■ Exercise task ■
Look through the material below and count the lines with the string "this". Report only the count.
◆ ◆ ◆
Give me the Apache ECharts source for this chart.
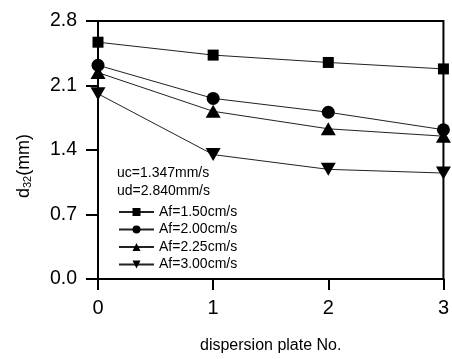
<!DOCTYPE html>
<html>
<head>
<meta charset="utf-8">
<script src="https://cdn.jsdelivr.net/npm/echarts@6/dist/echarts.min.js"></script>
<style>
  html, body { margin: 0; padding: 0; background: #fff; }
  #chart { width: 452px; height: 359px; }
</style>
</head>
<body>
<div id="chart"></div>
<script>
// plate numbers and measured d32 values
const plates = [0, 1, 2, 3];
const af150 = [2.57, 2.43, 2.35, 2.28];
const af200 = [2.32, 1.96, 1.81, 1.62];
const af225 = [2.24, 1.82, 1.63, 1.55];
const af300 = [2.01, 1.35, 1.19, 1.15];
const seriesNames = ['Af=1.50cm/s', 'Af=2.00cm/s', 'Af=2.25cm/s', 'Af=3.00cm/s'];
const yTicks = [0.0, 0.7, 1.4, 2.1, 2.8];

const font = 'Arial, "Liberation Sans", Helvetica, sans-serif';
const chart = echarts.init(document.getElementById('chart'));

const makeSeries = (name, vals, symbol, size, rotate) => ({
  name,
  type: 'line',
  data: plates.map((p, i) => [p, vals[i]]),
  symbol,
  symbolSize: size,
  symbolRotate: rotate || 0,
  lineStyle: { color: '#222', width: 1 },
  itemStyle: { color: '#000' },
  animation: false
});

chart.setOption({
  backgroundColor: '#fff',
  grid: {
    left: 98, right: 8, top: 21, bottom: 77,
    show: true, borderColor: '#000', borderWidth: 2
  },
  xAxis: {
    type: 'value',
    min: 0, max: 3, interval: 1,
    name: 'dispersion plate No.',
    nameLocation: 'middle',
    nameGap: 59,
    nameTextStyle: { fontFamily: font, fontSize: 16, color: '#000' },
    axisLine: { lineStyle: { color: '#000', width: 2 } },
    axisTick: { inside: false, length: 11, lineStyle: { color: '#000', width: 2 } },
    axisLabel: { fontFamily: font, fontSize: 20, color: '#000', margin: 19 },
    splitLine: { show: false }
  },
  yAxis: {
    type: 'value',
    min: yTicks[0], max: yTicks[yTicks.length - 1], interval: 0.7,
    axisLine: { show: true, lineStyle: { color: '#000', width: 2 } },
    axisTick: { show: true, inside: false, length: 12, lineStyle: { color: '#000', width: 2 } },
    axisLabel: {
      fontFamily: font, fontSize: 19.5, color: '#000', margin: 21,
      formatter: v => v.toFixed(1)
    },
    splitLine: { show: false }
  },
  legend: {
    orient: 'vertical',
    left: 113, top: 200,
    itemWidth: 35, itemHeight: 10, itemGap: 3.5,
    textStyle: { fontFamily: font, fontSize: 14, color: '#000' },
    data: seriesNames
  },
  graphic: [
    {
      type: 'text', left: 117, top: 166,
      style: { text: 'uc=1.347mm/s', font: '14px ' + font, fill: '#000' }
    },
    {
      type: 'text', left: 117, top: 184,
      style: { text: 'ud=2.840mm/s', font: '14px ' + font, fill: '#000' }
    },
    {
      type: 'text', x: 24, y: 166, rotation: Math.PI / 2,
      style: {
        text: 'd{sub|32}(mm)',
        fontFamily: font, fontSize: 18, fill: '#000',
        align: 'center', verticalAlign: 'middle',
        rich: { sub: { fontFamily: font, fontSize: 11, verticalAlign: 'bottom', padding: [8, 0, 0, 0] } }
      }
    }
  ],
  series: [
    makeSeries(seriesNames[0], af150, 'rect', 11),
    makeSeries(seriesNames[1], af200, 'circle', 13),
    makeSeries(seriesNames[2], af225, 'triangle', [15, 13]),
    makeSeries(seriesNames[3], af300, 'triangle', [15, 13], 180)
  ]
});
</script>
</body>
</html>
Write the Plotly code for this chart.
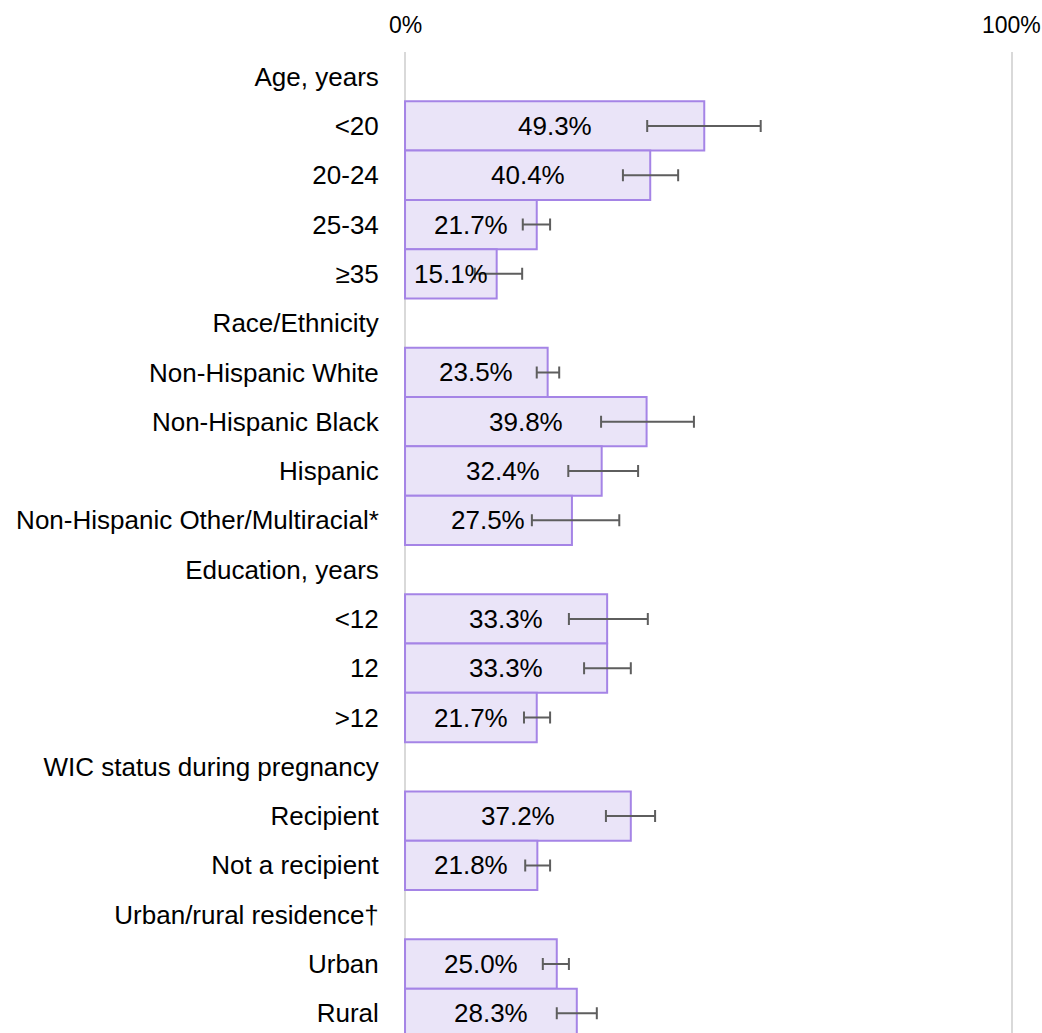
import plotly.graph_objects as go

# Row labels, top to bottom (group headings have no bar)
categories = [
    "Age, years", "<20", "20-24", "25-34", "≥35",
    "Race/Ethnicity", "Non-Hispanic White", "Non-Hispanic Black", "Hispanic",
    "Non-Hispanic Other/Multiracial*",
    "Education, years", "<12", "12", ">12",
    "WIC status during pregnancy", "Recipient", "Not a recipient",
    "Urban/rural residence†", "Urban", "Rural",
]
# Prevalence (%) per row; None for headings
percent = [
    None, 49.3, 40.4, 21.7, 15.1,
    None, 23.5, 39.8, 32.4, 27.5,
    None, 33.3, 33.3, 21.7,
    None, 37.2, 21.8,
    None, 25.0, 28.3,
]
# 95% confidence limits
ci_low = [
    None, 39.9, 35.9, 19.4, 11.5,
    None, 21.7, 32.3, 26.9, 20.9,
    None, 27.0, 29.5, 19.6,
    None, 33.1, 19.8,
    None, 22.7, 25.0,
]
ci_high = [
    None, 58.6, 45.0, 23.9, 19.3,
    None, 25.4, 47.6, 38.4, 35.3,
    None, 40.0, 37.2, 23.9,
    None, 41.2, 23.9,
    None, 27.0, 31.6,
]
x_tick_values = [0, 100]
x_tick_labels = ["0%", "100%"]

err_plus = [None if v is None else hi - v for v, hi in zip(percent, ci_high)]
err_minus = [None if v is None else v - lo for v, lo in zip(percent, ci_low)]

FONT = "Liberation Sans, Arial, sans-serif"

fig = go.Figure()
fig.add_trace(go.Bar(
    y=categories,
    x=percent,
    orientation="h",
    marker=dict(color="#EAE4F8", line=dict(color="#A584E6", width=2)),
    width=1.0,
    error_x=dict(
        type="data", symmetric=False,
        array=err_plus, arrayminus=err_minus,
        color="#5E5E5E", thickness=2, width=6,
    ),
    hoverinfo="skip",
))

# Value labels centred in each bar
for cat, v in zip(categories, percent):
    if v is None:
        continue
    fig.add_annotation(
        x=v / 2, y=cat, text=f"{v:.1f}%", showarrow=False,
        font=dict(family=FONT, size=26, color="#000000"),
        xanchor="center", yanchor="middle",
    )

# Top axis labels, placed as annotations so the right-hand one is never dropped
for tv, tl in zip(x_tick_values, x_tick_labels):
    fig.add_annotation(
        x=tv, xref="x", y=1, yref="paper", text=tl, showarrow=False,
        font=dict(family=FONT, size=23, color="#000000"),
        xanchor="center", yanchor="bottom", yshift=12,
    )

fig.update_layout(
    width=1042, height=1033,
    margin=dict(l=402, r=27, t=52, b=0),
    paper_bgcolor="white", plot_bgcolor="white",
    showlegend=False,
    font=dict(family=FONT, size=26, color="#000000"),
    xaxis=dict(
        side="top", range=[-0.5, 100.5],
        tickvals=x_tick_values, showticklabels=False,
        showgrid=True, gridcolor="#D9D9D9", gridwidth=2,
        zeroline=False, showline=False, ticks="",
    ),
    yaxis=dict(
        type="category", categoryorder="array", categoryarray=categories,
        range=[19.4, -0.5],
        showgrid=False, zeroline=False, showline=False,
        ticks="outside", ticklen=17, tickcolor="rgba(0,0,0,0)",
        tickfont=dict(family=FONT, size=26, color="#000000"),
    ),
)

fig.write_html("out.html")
◆ ◆ ◆
■ Worked answer ■
2